Performance Programming Coursework 1


Introduction

The overall aim of the Performance Programming coursework is to take a serial application and improve its performance on the compute nodes of Cirrus. The coursework is split into two parts, with the first part focussed on optimising the application using the compiler, and the second part focussed on hand-optimising the code itself. This document outlines coursework 1, optimising the application using the compiler.

Both pieces of coursework are assessed through a written report detailing the work undertaken and performance achieved. Note that the target platform is Cirrus and its associated software stack. If you do not already have access to Cirrus please contact the course organiser.

We will be using a simple molecular dynamics, which simulates the movement of particles over time. The starting source code is available on Learn and called is MD_2021.tar.

There are both C and Fortran versions of the code available. You should select one of these versions for use in these courseworks, and work only on that version.


Running the program

As provided the program reads an initial state from the file input.dat and then performs 5 blocks of 100 timesteps writing an output file after each block. The output files are in the same format as the input file so you can use any output file as an input for a shorter performance test that performs less than 500 iterations. The code reports timing information for each block of 100 timesteps and for the loop over blocks that includes file access operations.


Checking correctness

Note that optimising the code may change the floating point results slightly, so a simple diff on output files is not a useful verification test. The subdirectory Test contains a C program which, when compiled, can be used to test that two output files from the MD code are the same to within an acceptable tolerance. The syntax for this is:

  diff-output file1 file2

This program will not detect the presence of NaN values in the input so you should test for these explicitly, either by extending the diff-output program, or creating a small program or script to check the output yourself.

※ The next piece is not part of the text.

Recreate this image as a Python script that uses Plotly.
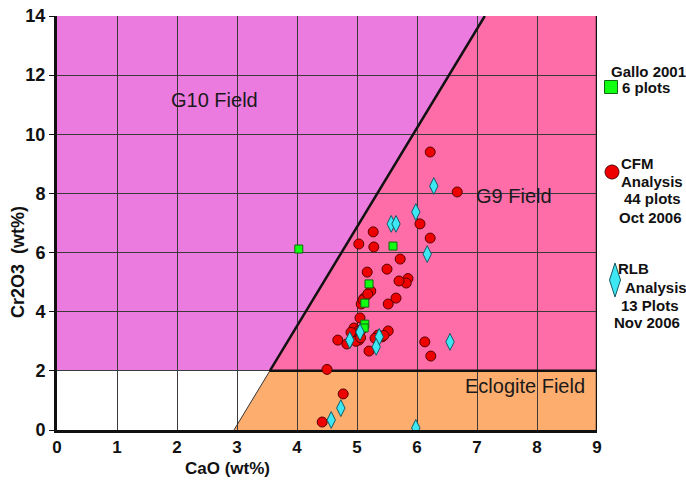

In addition, very small numerical differences will be magnified over time, particularly once the particles start to collide, so the verification test is unlikely to pass for more than 200 time-steps from a common starting point. The verification test is intended as a guide rather than a definitive test of correctness so you need to give some thought to how you test for correctness. We suggest building tests using blocks of 100 iterations (timesteps) from a region of the simulation after the particles have started to collide.


Assignment

The assignment for coursework 1 is to produce a report (around 5 pages including figures) on optimising the application using the compiler activity. The report may contain additional appendices if you wish, though coursework 1 assessment will be based on the main report. The report should present the results of your work investigating and improving the performance of this code using the compiler only. The source code is provided with Makefiles for the C and Fortran versions of the code, but these Makefiles may not include the optimal compiler flags and options for this application. For coursework 1 your task is to investigate improving performance of the application on Cirrus using different compiler flags, and potential, different compilers, to attempt to get the best performance possible without altering the code itself.

The report should outline the compiler and compiler flags you have chosen, and the performance achieved with those compiler flags. This should be an iterative process, with you investigating the effect of different levels of compiler optimisation on the performance and correctness of the application. You should summarise which compiler flags you would suggest using for the application based on the experiments you have undertaken.

Normal performance optimisation procedure would be to start with profiling the application to obtain information about performance. However, for this coursework, where we are restricting ourselves to purely optimising through the compiler, you do not need to profile the application.

You should remember, that, as with all performance reports, you should also document the environment you are running your tests in (i.e. what hardware are you using, what compilers, etc…) and also make sure your results are reproducible by running any benchmarking multiple times. You can report whatever number you wish (average, minimum, maximum) providing you state what you did in your report and it is consistent. File I/O times do not need to be considered and can be omitted from timing results.

This coursework is marked on the report you submit, so the report should be a stand-alone document including discussions of the compiler flags chosen at the performance observed for different compiler flags. You may also experiment with different compilers on Cirrus to evaluate performance across compilers.


Marking scheme

The report will be marked on:

• Demonstrated understanding of the performance issues: both problems in the original code and of the results of changes made to the code (35).

• Discussion of the proposed optimisations: their impact on performance as well as code quality (35).

• Methodology used in the assignment as demonstrated in the report. This includes general approach, tools used etc. (20).

• Clarity, relevance and presentation of the report (10).

Coursework is due at 16.00 on Friday 12th March.

As per the University's Taught Assessment Regulations (for further information see link on Learn course Assessment page) assignments submitted after the deadline (unless granted an extension, see Student Support page on the Learn course) are subject to a 5% penalty per day (i.e. 24 hours) that the assignment is late after the deadline, up to a maximum of seven. Assignments handed in more than seven days late receive zero marks.